**Source data:**
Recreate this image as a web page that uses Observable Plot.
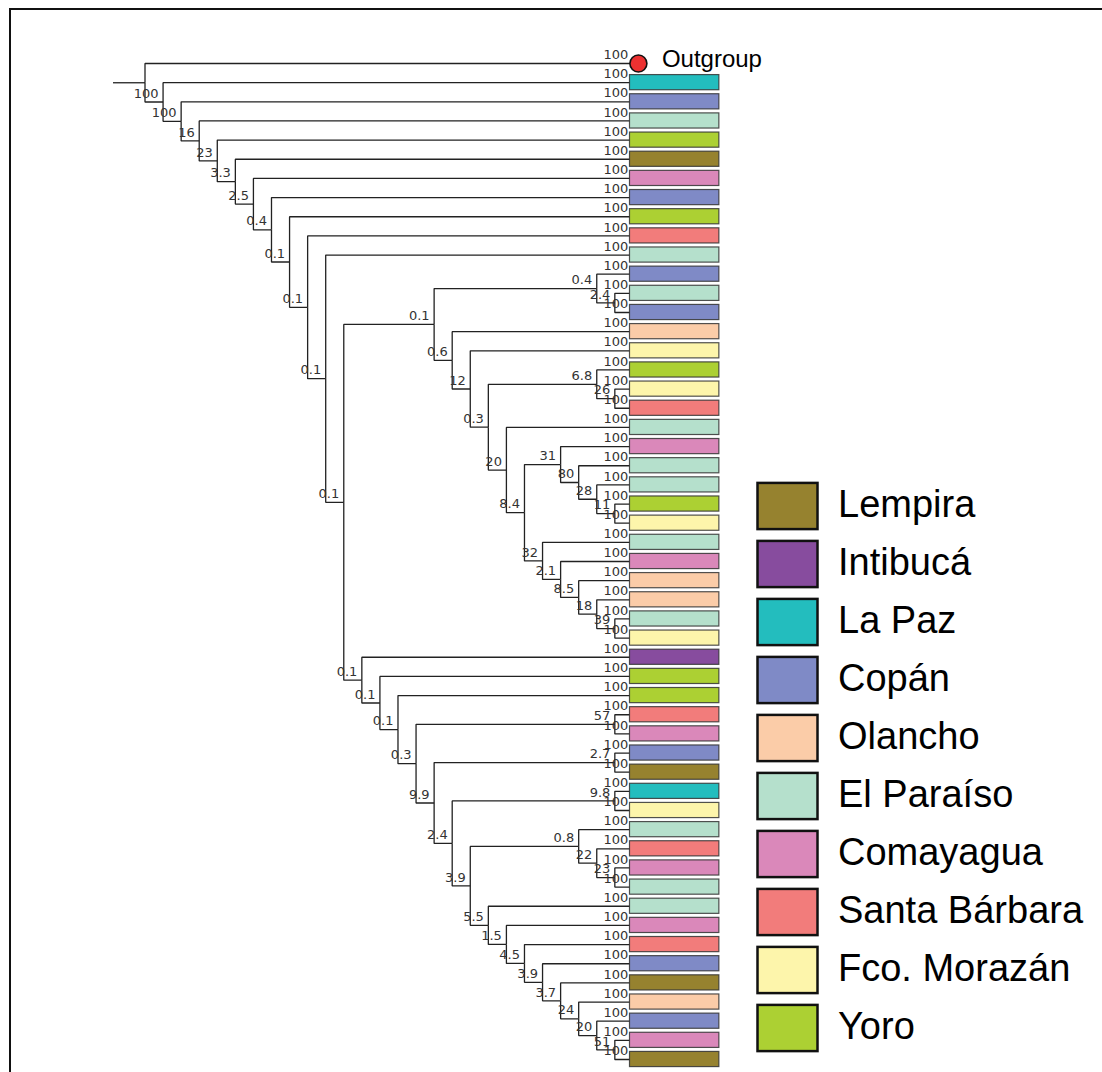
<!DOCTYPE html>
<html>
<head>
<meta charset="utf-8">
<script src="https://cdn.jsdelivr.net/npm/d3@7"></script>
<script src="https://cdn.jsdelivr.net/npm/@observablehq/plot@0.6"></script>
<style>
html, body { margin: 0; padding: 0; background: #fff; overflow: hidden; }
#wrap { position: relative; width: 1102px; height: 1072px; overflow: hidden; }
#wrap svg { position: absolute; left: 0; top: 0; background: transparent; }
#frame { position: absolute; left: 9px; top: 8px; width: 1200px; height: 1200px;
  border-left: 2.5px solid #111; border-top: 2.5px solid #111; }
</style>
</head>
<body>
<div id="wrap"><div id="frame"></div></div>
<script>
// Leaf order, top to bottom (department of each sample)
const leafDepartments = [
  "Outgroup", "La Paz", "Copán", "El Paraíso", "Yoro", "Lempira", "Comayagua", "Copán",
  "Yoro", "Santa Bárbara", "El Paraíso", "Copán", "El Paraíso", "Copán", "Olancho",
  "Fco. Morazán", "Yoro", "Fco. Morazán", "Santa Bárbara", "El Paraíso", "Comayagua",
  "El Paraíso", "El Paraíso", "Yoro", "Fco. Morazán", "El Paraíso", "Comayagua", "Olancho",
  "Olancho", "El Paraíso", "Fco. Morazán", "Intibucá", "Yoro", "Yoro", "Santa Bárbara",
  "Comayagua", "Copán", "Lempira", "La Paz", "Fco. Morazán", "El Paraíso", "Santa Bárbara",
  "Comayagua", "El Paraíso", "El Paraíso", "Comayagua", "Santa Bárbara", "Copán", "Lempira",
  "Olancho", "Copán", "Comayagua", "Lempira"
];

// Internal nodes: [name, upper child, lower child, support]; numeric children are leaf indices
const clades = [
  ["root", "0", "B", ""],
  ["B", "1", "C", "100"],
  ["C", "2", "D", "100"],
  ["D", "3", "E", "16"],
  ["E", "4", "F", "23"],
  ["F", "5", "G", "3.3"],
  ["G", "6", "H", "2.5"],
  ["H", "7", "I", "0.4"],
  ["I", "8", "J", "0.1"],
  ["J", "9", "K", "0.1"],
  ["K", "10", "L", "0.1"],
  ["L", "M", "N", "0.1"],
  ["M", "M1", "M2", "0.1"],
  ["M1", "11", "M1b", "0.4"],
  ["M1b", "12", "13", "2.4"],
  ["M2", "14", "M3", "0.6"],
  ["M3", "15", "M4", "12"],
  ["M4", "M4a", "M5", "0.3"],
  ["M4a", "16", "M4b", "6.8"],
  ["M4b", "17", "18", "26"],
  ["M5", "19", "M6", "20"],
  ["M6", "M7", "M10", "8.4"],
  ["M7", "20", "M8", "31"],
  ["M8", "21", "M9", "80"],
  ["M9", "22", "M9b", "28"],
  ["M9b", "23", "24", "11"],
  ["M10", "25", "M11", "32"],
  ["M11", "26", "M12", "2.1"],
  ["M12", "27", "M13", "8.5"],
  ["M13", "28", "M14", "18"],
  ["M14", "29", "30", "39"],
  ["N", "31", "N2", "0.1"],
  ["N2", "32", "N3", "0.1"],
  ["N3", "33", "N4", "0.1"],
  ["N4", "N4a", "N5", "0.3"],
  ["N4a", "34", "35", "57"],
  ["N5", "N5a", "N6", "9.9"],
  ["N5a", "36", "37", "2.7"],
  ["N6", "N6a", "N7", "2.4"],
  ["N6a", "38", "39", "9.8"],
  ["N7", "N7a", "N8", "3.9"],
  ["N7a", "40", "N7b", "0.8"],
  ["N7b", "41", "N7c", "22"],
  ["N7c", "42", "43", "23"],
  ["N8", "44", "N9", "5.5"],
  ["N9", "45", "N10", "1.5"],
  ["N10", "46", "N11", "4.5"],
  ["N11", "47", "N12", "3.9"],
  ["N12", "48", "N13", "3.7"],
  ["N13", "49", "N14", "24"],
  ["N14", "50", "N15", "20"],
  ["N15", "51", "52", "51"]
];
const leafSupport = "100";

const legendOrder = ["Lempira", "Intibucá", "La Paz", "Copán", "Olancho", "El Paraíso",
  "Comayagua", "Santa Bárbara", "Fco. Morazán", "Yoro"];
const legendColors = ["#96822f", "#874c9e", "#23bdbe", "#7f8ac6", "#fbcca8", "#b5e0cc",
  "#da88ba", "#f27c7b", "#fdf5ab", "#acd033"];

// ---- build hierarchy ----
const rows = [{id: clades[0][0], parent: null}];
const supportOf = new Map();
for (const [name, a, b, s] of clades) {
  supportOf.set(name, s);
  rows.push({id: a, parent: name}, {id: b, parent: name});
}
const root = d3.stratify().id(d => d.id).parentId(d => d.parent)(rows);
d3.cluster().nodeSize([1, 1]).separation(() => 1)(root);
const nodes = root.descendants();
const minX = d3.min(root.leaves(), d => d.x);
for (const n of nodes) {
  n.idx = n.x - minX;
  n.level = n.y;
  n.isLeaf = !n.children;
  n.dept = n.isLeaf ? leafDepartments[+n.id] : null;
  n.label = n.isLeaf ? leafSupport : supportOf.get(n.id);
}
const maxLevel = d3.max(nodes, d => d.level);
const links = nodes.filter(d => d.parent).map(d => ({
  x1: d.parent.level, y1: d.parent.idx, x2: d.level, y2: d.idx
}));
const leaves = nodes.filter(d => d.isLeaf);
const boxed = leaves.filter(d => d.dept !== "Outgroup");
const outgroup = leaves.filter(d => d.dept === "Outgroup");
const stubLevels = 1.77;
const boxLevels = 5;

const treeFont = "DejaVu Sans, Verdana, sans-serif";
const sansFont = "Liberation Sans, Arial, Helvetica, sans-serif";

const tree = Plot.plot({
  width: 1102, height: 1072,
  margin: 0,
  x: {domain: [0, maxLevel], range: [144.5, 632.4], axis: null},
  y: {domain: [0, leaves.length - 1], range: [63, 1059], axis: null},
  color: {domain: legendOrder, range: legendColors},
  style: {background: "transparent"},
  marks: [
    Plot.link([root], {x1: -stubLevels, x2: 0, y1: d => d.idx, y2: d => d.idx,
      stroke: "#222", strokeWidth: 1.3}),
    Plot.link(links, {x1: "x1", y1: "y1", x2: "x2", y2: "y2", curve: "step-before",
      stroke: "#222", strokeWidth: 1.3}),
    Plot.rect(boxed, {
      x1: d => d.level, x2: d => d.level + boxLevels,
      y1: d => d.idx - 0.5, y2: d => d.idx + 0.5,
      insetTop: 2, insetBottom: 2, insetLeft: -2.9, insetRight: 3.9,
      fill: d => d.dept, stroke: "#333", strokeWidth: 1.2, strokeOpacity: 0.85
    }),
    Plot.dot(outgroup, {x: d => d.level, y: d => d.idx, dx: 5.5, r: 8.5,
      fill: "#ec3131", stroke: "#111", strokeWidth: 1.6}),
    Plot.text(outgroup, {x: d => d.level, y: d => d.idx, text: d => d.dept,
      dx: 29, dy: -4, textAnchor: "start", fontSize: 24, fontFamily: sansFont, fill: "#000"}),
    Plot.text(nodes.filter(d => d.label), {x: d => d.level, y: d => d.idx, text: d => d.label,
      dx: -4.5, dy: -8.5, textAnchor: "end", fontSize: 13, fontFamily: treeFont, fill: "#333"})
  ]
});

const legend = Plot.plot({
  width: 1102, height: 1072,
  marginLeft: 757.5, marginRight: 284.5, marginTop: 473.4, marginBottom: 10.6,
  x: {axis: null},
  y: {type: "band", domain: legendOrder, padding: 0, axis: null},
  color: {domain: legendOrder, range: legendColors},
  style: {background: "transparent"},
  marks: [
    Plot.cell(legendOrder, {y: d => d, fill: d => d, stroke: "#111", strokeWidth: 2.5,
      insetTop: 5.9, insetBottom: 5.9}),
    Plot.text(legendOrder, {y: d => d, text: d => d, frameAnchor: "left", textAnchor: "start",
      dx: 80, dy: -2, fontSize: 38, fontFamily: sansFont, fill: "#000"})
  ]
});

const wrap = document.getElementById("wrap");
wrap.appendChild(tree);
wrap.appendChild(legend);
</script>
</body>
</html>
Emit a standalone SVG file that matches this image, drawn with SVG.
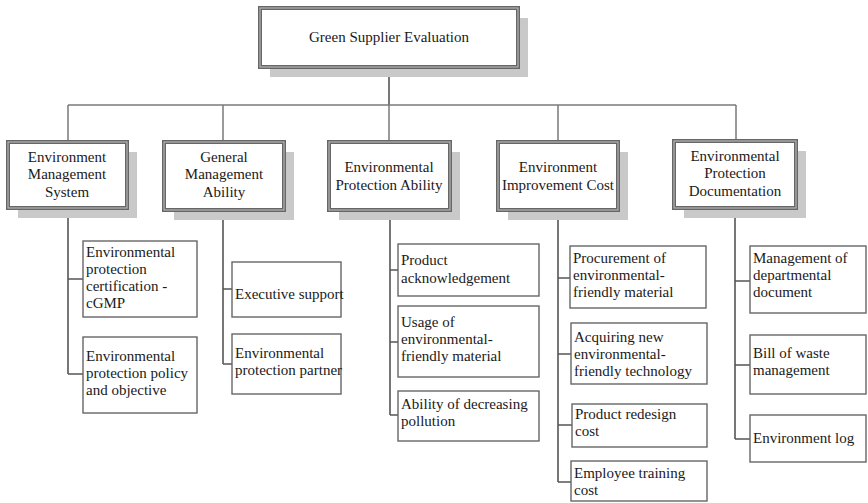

**Problem to solve:**
Search the lines above for the string "image", then show every one that has it.

**Task output:**
Recreate this image as a web page that uses Observable Plot.
Emit a standalone SVG file that matches this image, drawn with SVG.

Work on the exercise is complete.